3 recent Hadoop/MapReduce applications in the life sciences: RNA structure prediction, neuroimaging genetics, EEG signal analysis

3 open access papers, 3 prototypes, source code available only for 1, healthy diversification of topics.

1. Enhancement of accuracy and efficiency for RNA secondary structure prediction by sequence segmentation and MapReduce

code available: haven’t found it referenced in the paper

Our previous research shows that cutting long sequences into shorter chunks, predicting secondary structures of the chunks independently using thermodynamic methods, and reconstructing the entire secondary structure from the predicted chunk structures can yield better accuracy than predicting the secondary structure using the RNA sequence as a whole.

This is quite unexpected but obviously favourable for a pleasingly parallel implementation MapReduce can offer. Lots of benchmarking and comparison, quite methodology focused.

2. Random forests on Hadoop for genome-wide association studies of multivariate neuroimaging phenotypes

code and documentation available: http://www2.imperial.ac.uk/~gmontana/parfr.htm but only java classes no project management and automated software build tools used

We have developed a parallel version of the RF algorithm for regression and genetic similarity learning tasks in large-scale population genetic association studies involving multivariate traits, called PaRFR (Parallel Random Forest Regression)… Notable speed-ups are obtained by introducing a distance-based criterion for node splitting in the tree estimation process. PaRFR has been applied to a genome-wide association study on Alzheimer’s disease (AD) in which the quantitative trait consists of a high-dimensional neuroimaging phenotype describing longitudinal changes in the human brain structure. PaRFR provides a ranking of SNPs associated to this trait, and produces pair-wise measures of genetic proximity that can be directly compared to pair-wise measures of phenotypic proximity. Several known AD-related variants have been identified, including APOE4 and TOMM40. We also present experimental evidence supporting the hypothesis of a linear relationship between the number of top-ranked mutated states, or frequent mutation patterns, and an indicator of disease severity.

First impression is of a well-thought, serious study with different types of results.

3. Cloudwave: distributed processing of “big data” from electrophysiological recordings for epilepsy clinical research using hadoop.

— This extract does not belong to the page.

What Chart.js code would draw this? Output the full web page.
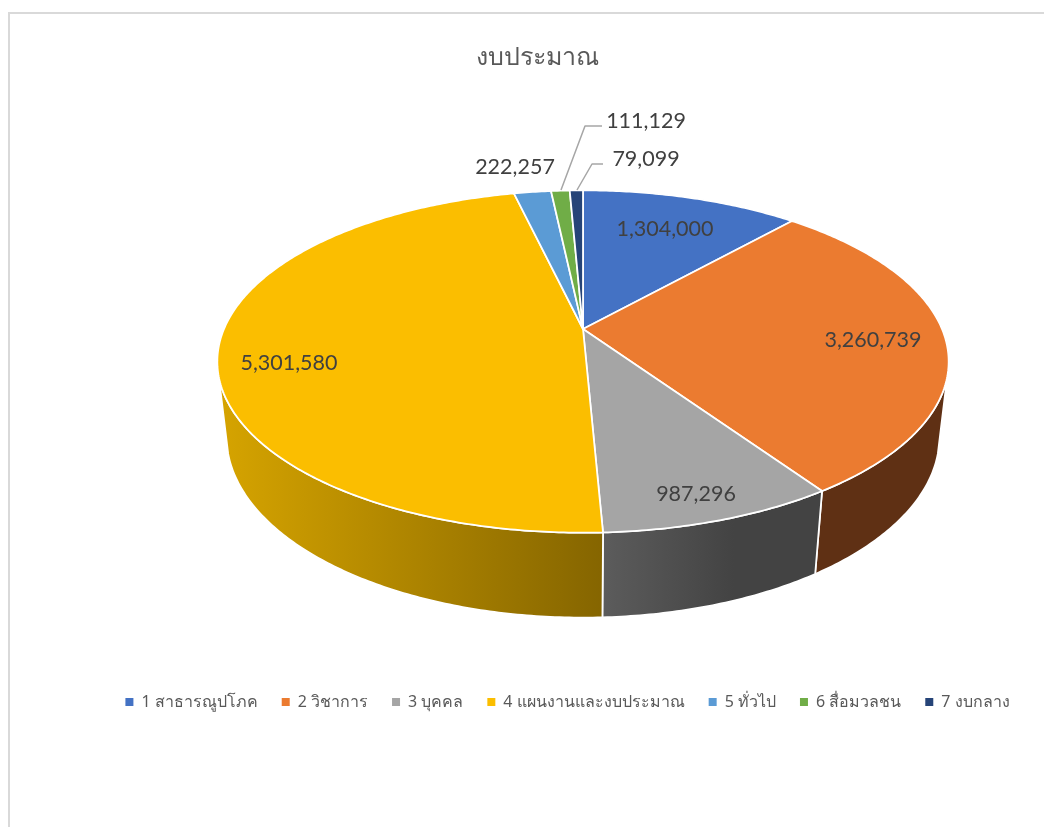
<!DOCTYPE html>
<html lang="th">
<head>
  <meta charset="UTF-8">
  <title>งบประมาณ</title>
  <script src="https://cdn.jsdelivr.net/npm/chart.js"></script>
  <style>
    html, body { margin: 0; padding: 0; background: #fff; overflow: hidden; }
    #frame { position: absolute; left: 8px; top: 12px; right: 0; bottom: 0; border-left: 2px solid #d9d9d9; border-top: 2px solid #d9d9d9; }
    #wrap { position: absolute; left: 0; top: 0; width: 1044px; height: 827px; }
  </style>
</head>
<body>
  <div id="frame"></div>
  <div id="wrap"><canvas id="budgetChart" width="1044" height="827"></canvas></div>

  <script>
    const categories = ['1 สาธารณูปโภค', '2 วิชาการ', '3 บุคคล', '4 แผนงานและงบประมาณ', '5 ทั่วไป', '6 สื่อมวลชน', '7 งบกลาง'];
    const budget = [1304000, 3260739, 987296, 5301580, 222257, 111129, 79099];
    const sliceColors = ['#4472C4', '#EB7B30', '#A5A5A5', '#FBBE00', '#5B9BD5', '#70AD47', '#264478'];

    // perspective of the tilted pie
    const view = { cx: 583, cy: 329, ax: 359, by: 165, k: 0.19, depth: 76, fade: 0.025 };
    const wallFrom = 106, wallTo = 254;   // degrees clockwise from the top
    const labelSpots = [[665, 229], [873, 340], [696, 494], [289, 363], [515, 167], [646, 121], [646, 159]];
    const leaders = { 5: [[602, 126], [585, 126], [561, 190]], 6: [[603, 164], [592, 164], [577, 190]] };
    const labelFont = '21.5px Lato, "Open Sans", sans-serif';

    function project(theta, r, low) {
      const x = r * Math.sin(theta), y = -r * Math.cos(theta);
      const w = 1 - view.k * y + (low ? view.fade : 0);
      return [view.cx + view.ax * x / w, view.cy + (view.by * y + (low ? view.depth : 0)) / w];
    }

    function rimPath(ctx, a, b, low, first) {
      const n = Math.max(2, Math.ceil(Math.abs(b - a) * 90));
      for (let i = 0; i <= n; i++) {
        const p = project(a + (b - a) * i / n, 1, low);
        if (i === 0 && first) ctx.moveTo(p[0], p[1]); else ctx.lineTo(p[0], p[1]);
      }
    }

    function wallFill(ctx, i, x0, x1) {
      if (i === 3) {
        const g = ctx.createLinearGradient(x0, 0, x1, 0);
        g.addColorStop(0, '#D6A400');
        g.addColorStop(1, '#856500');
        return g;
      }
      if (i === 2) {
        const g = ctx.createLinearGradient(x0, 0, x1, 0);
        g.addColorStop(0, '#5C5C5C');
        g.addColorStop(0.6, '#434343');
        g.addColorStop(1, '#434343');
        return g;
      }
      return '#5F3014';
    }

    const pie3d = {
      id: 'pie3d',
      afterLayout(chart) {
        // the legend sits right of the title centre in the original
        chart.legend.left += 30;
        chart.legend.right += 30;
      },
      beforeDatasetDraw(chart, args) {
        const ctx = chart.ctx;
        const arcs = args.meta.data;
        const from = wallFrom * Math.PI / 180, to = wallTo * Math.PI / 180;
        ctx.save();
        ctx.lineJoin = 'round';

        // side walls first, the top faces cover what is behind
        arcs.forEach((arc, i) => {
          const a = Math.max(arc.startAngle + Math.PI / 2, from);
          const b = Math.min(arc.endAngle + Math.PI / 2, to);
          if (b <= a) return;
          const xs = [project(a, 1, false)[0], project(b, 1, false)[0], project(a, 1, true)[0], project(b, 1, true)[0]];
          const minX = Math.min(...xs), maxX = Math.max(...xs);
          ctx.beginPath();
          rimPath(ctx, a, b, false, true);
          rimPath(ctx, b, a, true, false);
          ctx.closePath();
          ctx.fillStyle = wallFill(ctx, i, minX, maxX);
          ctx.fill();
          ctx.strokeStyle = '#fff';
          ctx.lineWidth = 1.75;
          ctx.stroke();
        });

        arcs.forEach((arc, i) => {
          ctx.beginPath();
          ctx.moveTo(view.cx, view.cy);
          rimPath(ctx, arc.startAngle + Math.PI / 2, arc.endAngle + Math.PI / 2, false, false);
          ctx.closePath();
          ctx.fillStyle = sliceColors[i];
          ctx.fill();
          ctx.strokeStyle = '#fff';
          ctx.lineWidth = 1.75;
          ctx.stroke();
        });

        // leader lines and values
        ctx.strokeStyle = '#A6A6A6';
        ctx.lineWidth = 1.5;
        Object.values(leaders).forEach(pts => {
          ctx.beginPath();
          pts.forEach((p, j) => j ? ctx.lineTo(p[0], p[1]) : ctx.moveTo(p[0], p[1]));
          ctx.stroke();
        });
        ctx.font = labelFont;
        ctx.fillStyle = '#404040';
        ctx.textAlign = 'center';
        ctx.textBaseline = 'middle';
        budget.forEach((v, i) => ctx.fillText(v.toLocaleString('en-US'), labelSpots[i][0], labelSpots[i][1]));
        ctx.restore();
        return false;
      }
    };

    new Chart(document.getElementById('budgetChart'), {
      type: 'pie',
      data: {
        labels: categories,
        datasets: [{ data: budget, backgroundColor: sliceColors, borderWidth: 0 }]
      },
      options: {
        responsive: false,
        animation: false,
        layout: { padding: { left: 31, bottom: 107 } },
        plugins: {
          title: {
            display: true,
            text: 'งบประมาณ',
            color: '#595959',
            font: { size: 25, weight: 'normal', family: '"Noto Sans", "DejaVu Sans", sans-serif' },
            padding: { top: 43, bottom: 20 }
          },
          legend: {
            position: 'bottom',
            labels: {
              color: '#595959',
              usePointStyle: true,
              pointStyle: 'rect',
              boxWidth: 8,
              boxHeight: 8,
              padding: 24,
              font: { size: 16, family: '"Noto Sans", "DejaVu Sans", sans-serif' }
            }
          },
          tooltip: { enabled: false }
        }
      },
      plugins: [pie3d]
    });
  </script>
</body>
</html>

code available: I don’t think so

took some time to load the provided website http://prism.case.edu/prism/index.php/Cloudwave

data shift: intracranial electrodes generate significantly larger volume of signal data as compared to scalp electrodes

Epilepsy is the most common serious neurological disorder affecting 50–60 million persons worldwide. Multi-modal electrophysiological data, such as electroencephalography (EEG) and electrocardiography (EKG), are central to effective patient care and clinical research in epilepsy. Electrophysiological data is an example of clinical “big data” consisting of more than 100 multi-channel signals with recordings from each patient generating 5–10GB of data. Current approaches to store and analyze signal data using standalone tools, such as Nihon Kohden neurology software, are inadequate to meet the growing volume of data and the need for supporting multi-center collaborative studies with real time and interactive access. We introduce the Cloudwave platform in this paper that features a Web-based signal analysis interface integrated with a Hadoop-based data processing module implemented on clinical data stored in a “private cloud”. Cloudwave has been developed as part of the National Institute of Neurological Disorders and Strokes (NINDS) funded multi-center Prevention and Risk Identification of SUDEP Mortality (PRISM) project. The Cloudwave visualization interface provides real-time rendering of multi-modal signals with “montages” for EEG feature characterization over 2TB of patient data generated at the Case University Hospital Epilepsy Monitoring Unit. Results from performance evaluation of the Cloudwave Hadoop data processing module demonstrate one order of magnitude improvement in performance over 77GB of patient data.